TEMPLE — Out of a field of 59 students, Luke Miller, an eighth-grader at Salado Junior High, won the 83rd Bell County Spelling Bee on Saturday at Temple College, by correctly spelling effervesce and emancipation.
He received a $100 prize, and his name will be engraved on the traveling trophy. Lauren Carlson, a seventh-grader at Central Texas Christian School, placed second and earned a $50 prize. Lauren Carranza, an eighth-grader at St. Mary’s Catholic School, captured third place and a $25 award.
The spelling champion is the son of Grant Miller and Linda Parman of Temple. It was his first year to compete in the spelling bee. At his former school, St. Mary’s Catholic School, he said he participated in a writing test that fostered his liking for spelling.
“I feel very grateful toward everyone affiliated with this competition,” he said. Although appearing very composed during the two-hour spelling bee, he said he was nervous at the beginning.
“One of the ones toward the end, I wasn’t 100 percent sure I was going to get it,” Luke said.
Lauren Carlson is the daughter of Vicki and Craig Carlson of Temple. “I’ve been doing spelling bees since I was in the fourth grade,” she said. “It means a lot to me, but I really put my victory in the Lord my God. I put all of the words I spelled in His hands.
“I encourage a lot of kids to try it out,” she said. “It’s a lot of fun, but it takes a lot of studying.”
Lauren Carranza is the daughter of Amy and Michael Carranza of Temple. It was her first spelling bee, but she said she felt confident. “Some of the words, I hadn’t seen before, but once I learned them and studied them, it came so easily to me.”
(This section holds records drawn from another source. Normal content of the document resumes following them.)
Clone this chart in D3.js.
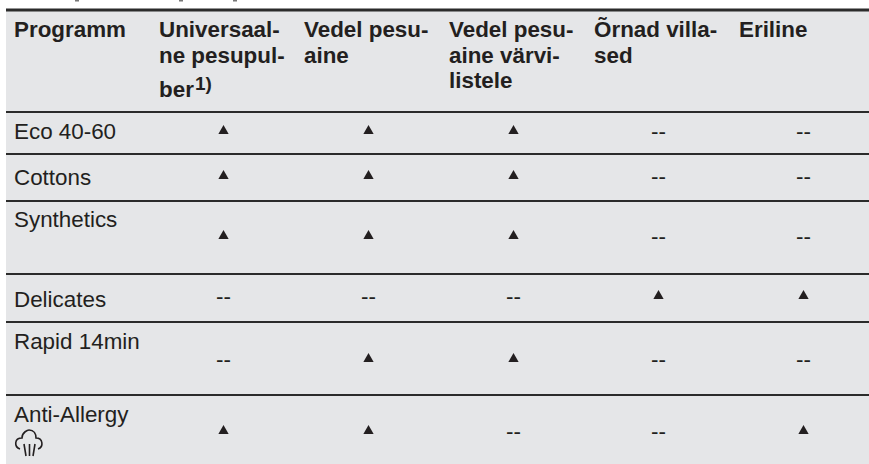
<!DOCTYPE html>
<html>
<head>
<meta charset="utf-8">
<script src="https://cdn.jsdelivr.net/npm/d3@7"></script>
<style>
  html, body { margin: 0; padding: 0; background: #fff; overflow: hidden; }
  text { font-family: "Liberation Sans", Arial, sans-serif; fill: #231f20; }
</style>
</head>
<body>
<div id="graph"></div>
<script>
const programs = ["Eco 40-60", "Cottons", "Synthetics", "Delicates", "Rapid 14min", "Anti-Allergy"];
const columns = ["Programm", "Universaal", "Vedel", "VedelVarvi", "Ornad", "Eriline"];
const headerLines = [
  ["Programm"],
  ["Universaal-", "ne pesupul-", "ber"],
  ["Vedel pesu-", "aine"],
  ["Vedel pesu-", "aine värvi-", "listele"],
  ["Õrnad villa-", "sed"],
  ["Eriline"]
];
// 1 = triangle, 0 = "--"
const universaal = [1, 1, 1, 0, 0, 1];
const vedel = [1, 1, 1, 0, 1, 1];
const vedelVarvi = [1, 1, 1, 0, 1, 0];
const ornad = [0, 0, 0, 1, 0, 0];
const eriline = [0, 0, 0, 1, 0, 1];
const seriesValues = [universaal, vedel, vedelVarvi, ornad, eriline];

const width = 869, height = 464;
const fontSize = 22.4;
const ruleY = [112, 154, 201, 274, 322, 395];
const markY = [131, 176, 236, 296, 359, 431];
const labelY = [139, 185, 227, 307, 349, 422];
// bottoms of the cut-off title's descenders, along the top edge
const titleStubs = [77, 181, 235];

const svg = d3.select("#graph").append("svg")
  .attr("width", width).attr("height", height).style("display", "block");

const x = d3.scaleBand().domain(columns).range([6, 876]);

svg.selectAll(".stub").data(titleStubs).enter().append("rect")
  .attr("class", "stub")
  .attr("x", d => d - 2).attr("y", 0)
  .attr("width", 4).attr("height", 1.5)
  .attr("fill", "#777");

// grey table panel
svg.append("rect")
  .attr("x", 6).attr("y", 10)
  .attr("width", width).attr("height", height)
  .attr("fill", "#e5e6e8");

// rules
svg.append("line").attr("x1", 6).attr("x2", width).attr("y1", 10).attr("y2", 10)
  .attr("stroke", "#2b2b2b").attr("stroke-width", 3);
svg.selectAll(".rule").data(ruleY).enter().append("line")
  .attr("class", "rule")
  .attr("x1", 6).attr("x2", width)
  .attr("y1", d => d).attr("y2", d => d)
  .attr("stroke", "#2b2b2b").attr("stroke-width", 1.8);

// header
svg.selectAll(".head").data(headerLines).enter().append("text")
  .attr("class", "head")
  .attr("font-weight", "bold").attr("font-size", fontSize)
  .each(function (lines, i) {
    d3.select(this).selectAll("tspan").data(lines).enter().append("tspan")
      .attr("x", x(columns[i]) + 8)
      .attr("y", (d, j) => (d === "ber" ? 97 : 37 + j * 25.5))
      .text(d => d);
  });
svg.append("text")
  .attr("x", 195).attr("y", 90)
  .attr("font-weight", "bold").attr("font-size", 19)
  .text("1)");

// program names
svg.selectAll(".prog").data(programs).enter().append("text")
  .attr("class", "prog")
  .attr("x", x(columns[0]) + 8)
  .attr("y", (d, i) => labelY[i])
  .attr("font-size", fontSize)
  .text(d => d);

// anti-allergy steam icon
const icon = svg.append("g")
  .attr("transform", "translate(14,429)")
  .attr("fill", "none").attr("stroke", "#231f20").attr("stroke-width", 1.6);
icon.append("path").attr("d", "M6,20 C0,18 0,9 8,9 C8,3 14,1 15,1 C20,1 22,5 22,9 C29,9 30,18 24,20");
icon.append("path").attr("d", "M10,15 L12,27 M15.5,15 L15.5,27 M21,15 L19,27");

// cells
const triangle = d3.symbol().type(d3.symbolTriangle).size(46);
seriesValues.forEach((values, s) => {
  const col = columns[s + 1];
  const cx = x(col) + x.bandwidth() / 2;
  const g = svg.append("g");
  g.selectAll("path").data(values.map((v, i) => ({ v, i })).filter(d => d.v === 1)).enter().append("path")
    .attr("d", triangle)
    .attr("transform", d => "translate(" + cx + "," + markY[d.i] + ")")
    .attr("fill", "#231f20");
  g.selectAll("text").data(values.map((v, i) => ({ v, i })).filter(d => d.v === 0)).enter().append("text")
    .attr("x", cx)
    .attr("y", d => markY[d.i] + 8)
    .attr("text-anchor", "middle")
    .attr("font-size", fontSize)
    .text("--");
});
</script>
</body>
</html>
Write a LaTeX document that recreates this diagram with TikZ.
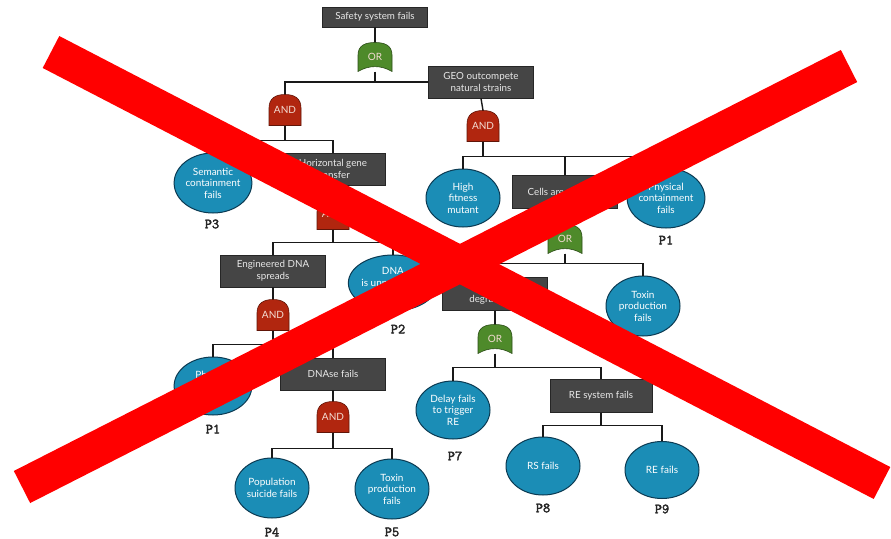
\documentclass[tikz,border=0pt]{standalone}
\usepackage{fontspec}
\setmainfont{Lato}
\newfontfamily\pfont[AutoFakeBold=2.5]{Latin Modern Mono}
\usetikzlibrary{shapes.geometric}
\definecolor{boxgray}{HTML}{454545}
\definecolor{ellblue}{HTML}{1B8DB6}
\definecolor{elledge}{HTML}{0B3A52}
\definecolor{andred}{HTML}{B1260F}
\definecolor{orgreen}{HTML}{4E8A2A}
\definecolor{xred}{HTML}{FF0000}
\definecolor{gatetext}{HTML}{F3DCD2}
\definecolor{boxtext}{HTML}{E8E8E8}
\newcommand\andgate[2]{%
  \begin{scope}[shift={(#2)}]
    \filldraw[andred, draw=andred!55!black, line width=0.6pt] (-16,15.5) -- (-16,-2) .. controls (-16,-12) and (-9,-15.5) .. (0,-15.5) .. controls (9,-15.5) and (16,-12) .. (16,-2) -- (16,15.5) -- cycle;
  \end{scope}
  \node[gate] (#1) at (#2) {\raisebox{-2pt}{AND}};}
\newcommand\orgate[2]{%
  \begin{scope}[shift={(#2)}]
    \filldraw[orgreen, draw=orgreen!55!black, line width=0.6pt] (-17,14.5) -- (-17,-2) .. controls (-17,-12) and (-9,-14.5) .. (0,-14.5) .. controls (9,-14.5) and (17,-12) .. (17,-2) -- (17,14.5) .. controls (6,8) and (-6,8) .. (-17,14.5) -- cycle;
  \end{scope}
  \node[gate, minimum height=29pt] (#1) at (#2) {\raisebox{-1pt}{OR}};}
\newcommand\branch[3]{\draw[conn] (#1.south) -- ++(0,#2) -| (#3.north);}
\begin{document}
\begin{tikzpicture}[x=1pt,y=-1pt,
  box/.style={rectangle, fill=boxgray, draw=black!85, line width=0.8pt, text=boxtext, minimum width=105pt, minimum height=32pt, inner sep=0pt, align=center, font=\fontsize{9.8}{11.8}\selectfont},
  ell/.style={ellipse, fill=ellblue, draw=elledge, line width=1pt, text=white, inner sep=0pt, align=center, minimum width=74pt, minimum height=58pt, font=\fontsize{10}{11.6}\selectfont},
  gate/.style={rectangle, minimum width=34pt, minimum height=31pt, inner sep=0pt, text=gatetext, font=\fontsize{10}{11}\selectfont},
  plab/.style={font=\pfont\bfseries\fontsize{14}{14}\selectfont, text=black!85},
  conn/.style={line width=1.4pt, draw=black!90},
  xstroke/.style={draw=xred, line width=36pt}
]
\useasboundingbox (0,0) rectangle (891,538);
\fill[white] (0,0) rectangle (891,538);

% boxes
\node[box, minimum height=20pt] (top) at (375,17) {Safety system fails};
\node[box] (geo) at (481,82) {GEO outcompete\\natural strains};
\node[box] (hgt) at (333,169) {Horizontal gene\\transfer};
\node[box] (eng) at (273,271) {Engineered DNA\\spreads};
\node[box] (dnase) at (333,374) {DNAse fails};
\node[box, minimum height=33pt] (cells) at (565,192) {Cells are selected};
\node[box, minimum height=33pt] (ndeg) at (495,294) {Nuclease\\degradation};
\node[box, minimum height=33pt, minimum width=102pt] (resys) at (601,396) {RE system fails};

% gates
\orgate{or1}{375,57}
\andgate{and1}{285,110}
\andgate{and2}{333,214}
\andgate{and3}{273,315}
\andgate{and4}{333,417}
\andgate{and5}{483,126}
\orgate{or2}{565,239}
\orgate{or3}{495,339}

% events
\node[ell, minimum height=60pt] (sem) at (213,183) {Semantic\\containment\\fails};
\node[ell, minimum height=56pt, minimum width=72pt] (dnaun) at (393,283) {DNA\\is unprotected\\outside};
\node[ell] (phys1) at (213,386) {Physical\\containment\\fails};
\node[ell, minimum height=60pt] (pop) at (272,488) {Population\\suicide fails};
\node[ell, minimum height=60pt] (tox1) at (392,489) {Toxin\\production\\fails};
\node[ell] (hfm) at (463,198) {High\\fitness\\mutant};
\node[ell, minimum height=60pt, minimum width=70pt] (phys2) at (666,198) {Physical\\containment\\fails};
\node[ell, minimum height=60pt] (tox2) at (643,306) {Toxin\\production\\fails};
\node[ell] (delay) at (453,410) {Delay fails\\to trigger\\RE};
\node[ell] (rs) at (543,466) {RS fails};
\node[ell, minimum height=57pt] (ref) at (662,470) {RE fails};

% labels
\node[plab] (p3) at (212,224) {P3};
\node[plab] (p2) at (398,329) {P2};
\node[plab] (p1a) at (213,429) {P1};
\node[plab] (p4) at (272,532) {P4};
\node[plab] (p5) at (392,532) {P5};
\node[plab] (p1b) at (666,240) {P1};
\node[plab] (p7) at (455,456) {P7};
\node[plab] (p8) at (543,508) {P8};
\node[plab] (p9) at (662,509) {P9};

% connectors
\draw[conn] (top.south) -- (or1.north);
\draw[conn] (or1.south) |- (geo.west);
\draw[conn] (geo.west) -| (and1.north);
\branch{and1}{14.5}{sem}
\branch{and1}{14.5}{hgt}
\draw[conn] (hgt.south) -- (and2.north);
\branch{and2}{12.5}{eng}
\branch{and2}{12.5}{dnaun}
\draw[conn] (eng.south) -- (and3.north);
\branch{and3}{13.5}{phys1}
\branch{and3}{13.5}{dnase}
\draw[conn] (dnase.south) -- (and4.north);
\branch{and4}{15.5}{pop}
\branch{and4}{15.5}{tox1}
\draw[conn] (geo.south) -- (and5.north);
\branch{and5}{14.5}{hfm}
\branch{and5}{14.5}{cells}
\branch{and5}{14.5}{phys2}
\draw[conn] (cells.south) -- (or2.north);
\branch{or2}{9.5}{ndeg}
\branch{or2}{9.5}{tox2}
\draw[conn] (ndeg.south) -- (or3.north);
\branch{or3}{13.5}{delay}
\branch{or3}{13.5}{resys}
\branch{resys}{12.5}{rs}
\branch{resys}{12.5}{ref}

% red cross
\coordinate (xa1) at (51,52);
\coordinate (xa2) at (882,483);
\coordinate (xb1) at (849,66);
\coordinate (xb2) at (22,487);
\draw[xstroke] (xa1) -- (xa2);
\draw[xstroke] (xb1) -- (xb2);
\end{tikzpicture}
\end{document}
She said her English teacher and a lot of other people helped her out. “When I was practicing for this past week, I had a surgery on my chin,” she said. “And while they were putting the (intravenous injections) in, the nurse was helping me spell words.”
That was at McLane Children’s Hospital Scott & White.
The students started out spelling third- and fourth-grade level words, and later changed to fifth- and sixth-grade level words. When they took a break at 9:40 a.m., there were only 11 students left on stage. When the competition changed to seventh- and eighth-grade level words, the number dwindled.
When Rakeeb Akbar, an eighth-grader at Patterson Middle School, misspelled belligerent, that left four contestants, including Kayla Manning, an eighth-grader at Salado Junior High.
The quartet went four rounds before she misspelled deleterious.
The final three made it to the second round before Lauren Carranza misspelled divergence.
Luke Miller completed that round by spelling dulcet. Lauren Carlson spelled dutiable. He spelled ecclesiastical. Her next word was effervesce. She misspelled it “effervess.”